There was even a proposal to use something like &uniq for shared unique references, but it wasn't adopted before Rust 1.0 and by now it's too late.

If you would stop thinking in terms “mutable/immutable” and would, instead, think in terms “unique/shared” then lots of confusion would go away… and, most of the time, “strange contortions” would stop being “contortions” and would be perfectly natural.

Of course if you have unique reference you may “freeze” object, produce one or more shared references, maybe to use few actors that all need access to that object, simultaneously… but then you would need to ensure that, at some point, all these shared references would disappear before you would “thaw” your object and return the original unique reference back to whoever gave it to you.

What else may there be? You have gotten object “for temporary use” with the promise that you would only use it for a limited time and would return it back without any extra hidden observers attached… you have to fulfill that promise, somehow.

Forget about “mutable” and “immutable”. Think “unique” and “shared”. You would have much less trouble convincing Rust to do what you want to do, that way.

The fact that references are exclusive vs. shared doesn't conflict with the possibility of a downgradeable reference function signature. It would have to be a new type of function signature, but it could borrow-check the function body as if every return contained &*self (ensuring no outstanding exclusive reborrows), and the call site as if you sequentially called

    fn mutate_and_payload(&mut self) -> *const usize { ... }
    unsafe fn payload_to_ref(&self, payload: *const usize) -> &usize { ... }
2 Likes

This doesn't change anything about what I wrote, at all.

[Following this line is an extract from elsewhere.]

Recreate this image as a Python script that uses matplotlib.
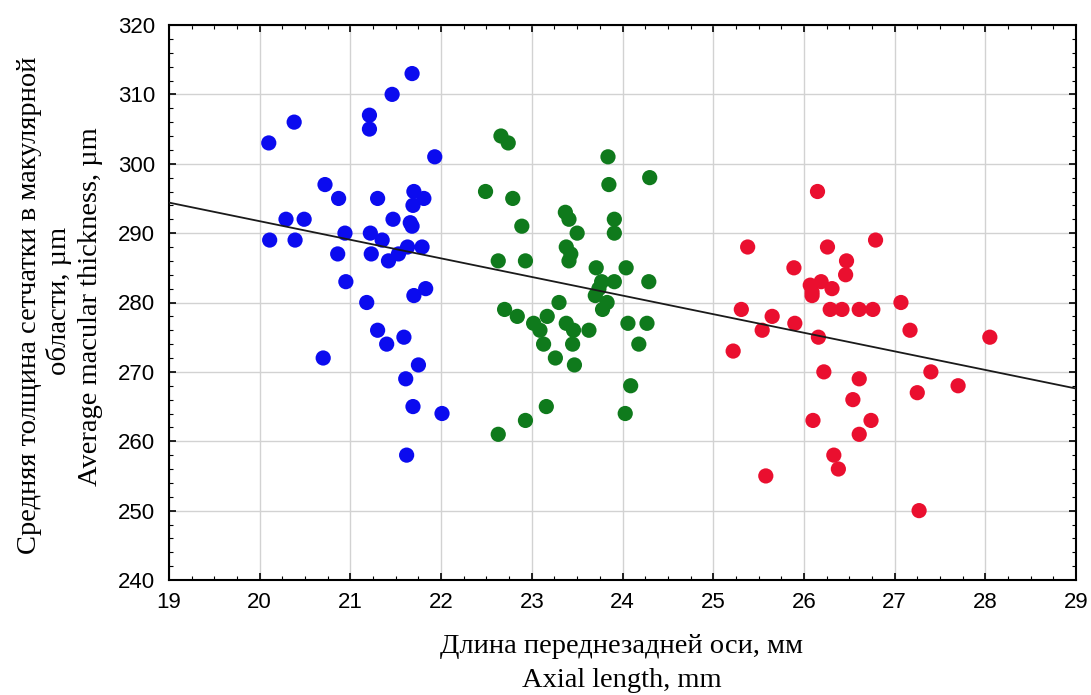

What you are proposing is, essentially, not “conversion from unique reference to shared reference” (which is obviously impossible for the reasons that I outlined), but something entirely different:

This would in introduction of something similar to async fn: syntax sugar for something that's not a normal function at all, but instead have very special rules when one ”magic function” is called from another “magic function”. Because:

This would still have all the limitation that I have talked about if that function is called with &mut self that's then passed into mutate_and_payload/payload_to_ref. To make it behave magically one would need to introduce special rules for one one “magical function” is called from another “magical function”.

Sure, that's not impossible but it's very big change to the language fundamental rules, similar to my hyphotetical Rust with [[u8]] type where &[[u8]] would be unsized, too: something entirely possible and doable in theory yet also so alien to Rust-as-it-exist-today that addition of that thing would produce entirely different language.

Nope.

To be honest, the proposed solution is complete futile and utterly fails to address the core issue, to somehow force the caller to "downgrade" the &mut, which, as pointed out, is simply not possible and not necessary.

Proof:

let s: &mut S = ...

let (s1, usize1) = s.mutate_and_reference();

let (s2, usize2) = s.mutate_and_reference(); // Again.... Just ignoring the `s1`

This will compile fine, without problems. You get warnings about unused variables. So you throw some underscores in and the warnings are gone...

Sorry, but no.

Holding a &mut reference instead of a shared reference has no effect on any algorithm in this universe.

I'm pretty sure you're trying to solve a different problem. Could you clarify what exactly you're aiming to achieve with the idea of a 'downgrade'?